[start GIVEN INFORMATION]

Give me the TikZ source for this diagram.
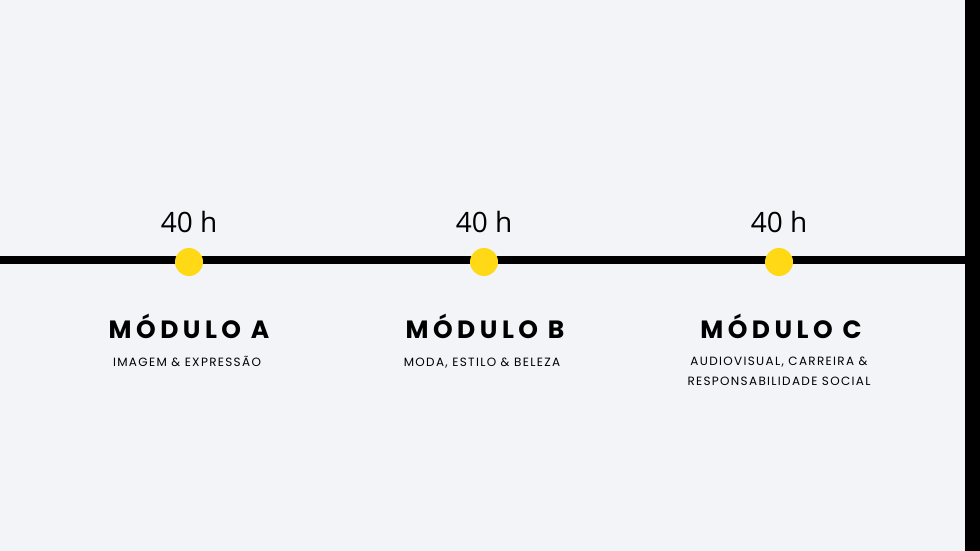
\documentclass[tikz,border=0pt]{standalone}
\usepackage{fontspec}
\setmainfont{Open Sans}
\newfontfamily\titlefont[LetterSpace=18]{Poppins}
\newfontfamily\subfont[LetterSpace=11]{Poppins}
\usetikzlibrary{positioning}

\definecolor{pagegray}{RGB}{242,244,248}
\definecolor{dotyellow}{RGB}{255,217,22}

\begin{document}
\begin{tikzpicture}[
            x=1pt, y=-1pt, % one unit = one pixel of the layout
            dot/.style={
                circle,
                fill=dotyellow,
                minimum size=28pt,
                inner sep=0pt
            },
            hours/.style={
                inner sep=0pt,
                font=\fontsize{28}{30}\selectfont
            },
            title/.style={
                inner sep=0pt,
                anchor=base,
                font=\titlefont\bfseries\fontsize{25}{27}\selectfont
            },
            subtitle/.style={
                inner sep=0pt,
                anchor=base,
                align=center,
                font=\subfont\fontsize{12}{20}\selectfont
            }
        ]
        % page and frame
        \fill[pagegray] (0,0) rectangle (980,551);
        \useasboundingbox (0,0) rectangle (980,551);
        \fill[black] (965,0) rectangle (980,551) coordinate (barend);
        \coordinate (start) at (0,260);
        \coordinate (stop) at (965,260);
        \draw[line width=8pt] (start) -- (stop);

        % stops on the line
        \node[dot] (dotA) at (189,262) {};
        \node[dot] (dotB) at (484,262) {};
        \node[dot] (dotC) at (779,262) {};

        \node[hours, above=15pt of dotA] (hoursA) {40 h};
        \node[hours, above=15pt of dotB] (hoursB) {40 h};
        \node[hours, above=15pt of dotC] (hoursC) {40 h};

        \node[title] (titleA) at (189,338) {MÓDULO A};
        \node[title] (titleB) at (485,338) {MÓDULO B};
        \node[title] (titleC) at (781,338) {MÓDULO C};

        \node[subtitle] (subA) at (187,366) {IMAGEM \& EXPRESSÃO};
        \node[subtitle] (subB) at (482,366) {MODA, ESTILO \& BELEZA};
        \node[subtitle, anchor=north] (subC) at (779,357) {AUDIOVISUAL, CARREIRA \&\\RESPONSABILIDADE SOCIAL};
    \end{tikzpicture}
\end{document}
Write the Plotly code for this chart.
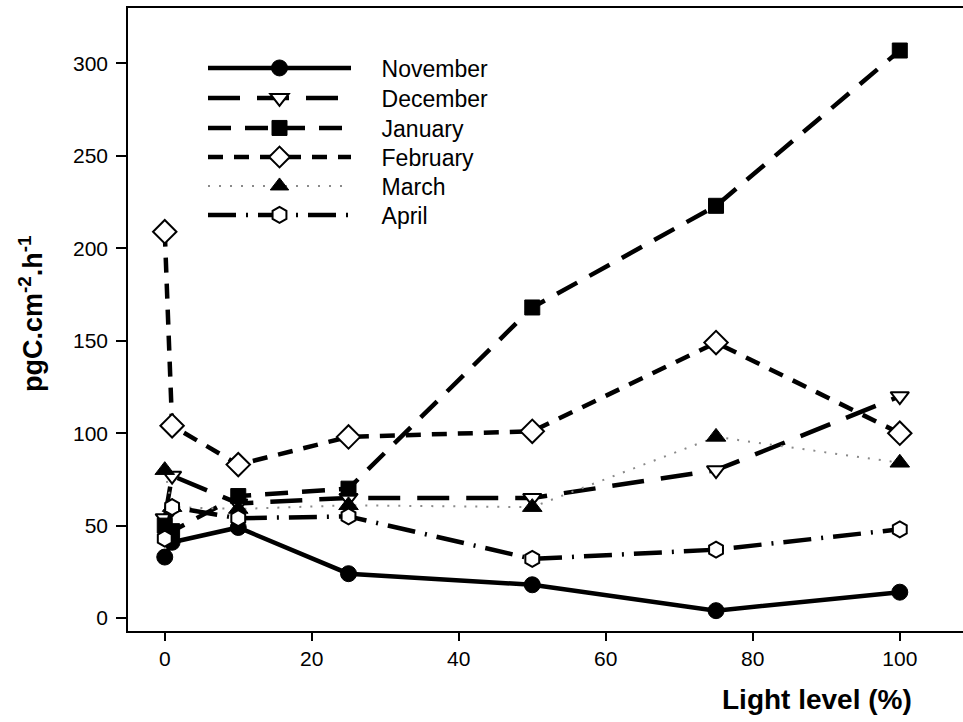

[end GIVEN INFORMATION]

◆ **SET PROBLEM**
Gather up every line from the listing above in which the word "this" occurs.

◆ **FULL ANSWER**
Give me the TikZ source for this diagram.
Write the Plotly code for this chart.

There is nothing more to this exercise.